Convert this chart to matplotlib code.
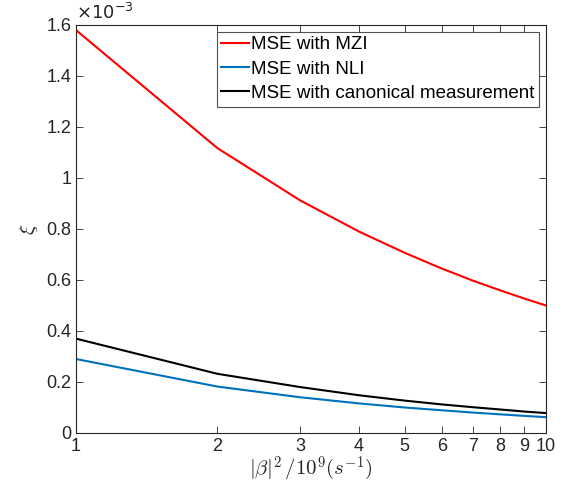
import matplotlib
matplotlib.use("Agg")
import matplotlib.pyplot as plt
from matplotlib.ticker import FixedLocator, FixedFormatter, NullLocator, FuncFormatter

# 数据
beta_sq = [1, 2, 3, 4, 5, 6, 7, 8, 9, 10]
mse_mzi = [1.58e-3, 1.117e-3, 0.912e-3, 0.79e-3, 0.707e-3, 0.645e-3, 0.597e-3, 0.559e-3, 0.527e-3, 0.50e-3]
mse_nli = [0.29e-3, 0.182e-3, 0.14e-3, 0.116e-3, 0.10e-3, 0.089e-3, 0.08e-3, 0.073e-3, 0.067e-3, 0.062e-3]
mse_can = [0.37e-3, 0.232e-3, 0.18e-3, 0.148e-3, 0.127e-3, 0.112e-3, 0.101e-3, 0.092e-3, 0.084e-3, 0.078e-3]
x_ticks = [1, 2, 3, 4, 5, 6, 7, 8, 9, 10]
y_ticks = [0, 0.2e-3, 0.4e-3, 0.6e-3, 0.8e-3, 1.0e-3, 1.2e-3, 1.4e-3, 1.6e-3]

plt.rcParams["font.family"] = ["Liberation Sans", "DejaVu Sans"]
plt.rcParams["mathtext.fontset"] = "cm"

AX_COLOR = "#262626"

fig = plt.figure(figsize=(5.74, 4.95), dpi=100)
ax = fig.add_axes([0.1324, 0.1253, 0.8188, 0.8242])

ax.plot(beta_sq, mse_mzi, color="#FF0000", lw=1.5, label="MSE with MZI")
ax.plot(beta_sq, mse_nli, color="#0072BD", lw=1.5, label="MSE with NLI")
ax.plot(beta_sq, mse_can, color="black", lw=1.5, label="MSE with canonical measurement")

ax.set_xscale("log")
ax.set_xlim(1, 10)
ax.set_ylim(0, 1.6e-3)
ax.xaxis.set_major_locator(FixedLocator(x_ticks))
ax.xaxis.set_major_formatter(FixedFormatter([str(t) for t in x_ticks]))
ax.xaxis.set_minor_locator(NullLocator())
ax.set_yticks(y_ticks)
# MATLAB 风格：刻度写成 0, 0.2, ..., 1, 1.2，指数单独标在左上角
ax.yaxis.set_major_formatter(FuncFormatter(lambda v, p: f"{round(v * 1e3, 3):g}"))
ax.text(0.0, 1.005, r"$\times 10^{-3}$", transform=ax.transAxes, ha="left", va="bottom",
        fontsize=13, color=AX_COLOR, math_fontfamily="dejavusans")

ax.tick_params(direction="in", top=True, right=True, labelsize=13,
               colors=AX_COLOR, length=5, width=0.6)
for s in ax.spines.values():
    s.set_color(AX_COLOR)
    s.set_linewidth(0.8)

ax.set_xlabel(r"$|\beta|^2\,/10^9(s^{-1})$", fontsize=15, color=AX_COLOR, labelpad=0)
ax.set_ylabel(r"$\xi$", fontsize=15, color=AX_COLOR, labelpad=4)

leg = ax.legend(loc="upper right", fontsize=13.5, frameon=True, fancybox=False,
                edgecolor=AX_COLOR, handlelength=1.45, handletextpad=0.15,
                borderpad=0.25, labelspacing=0.38, borderaxespad=0.35)
leg.get_frame().set_linewidth(0.8)

fig.savefig("out.png", dpi=100)
plt.close(fig)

▶ Written request
Up to and including the line with "from matplotlib.ticker import", copy the data above from its first line. Skip pictures.

▶ Result
Convert this chart to matplotlib code.
import matplotlib
matplotlib.use("Agg")
import matplotlib.pyplot as plt
from matplotlib.ticker import FixedLocator, FixedFormatter, NullLocator, FuncFormatter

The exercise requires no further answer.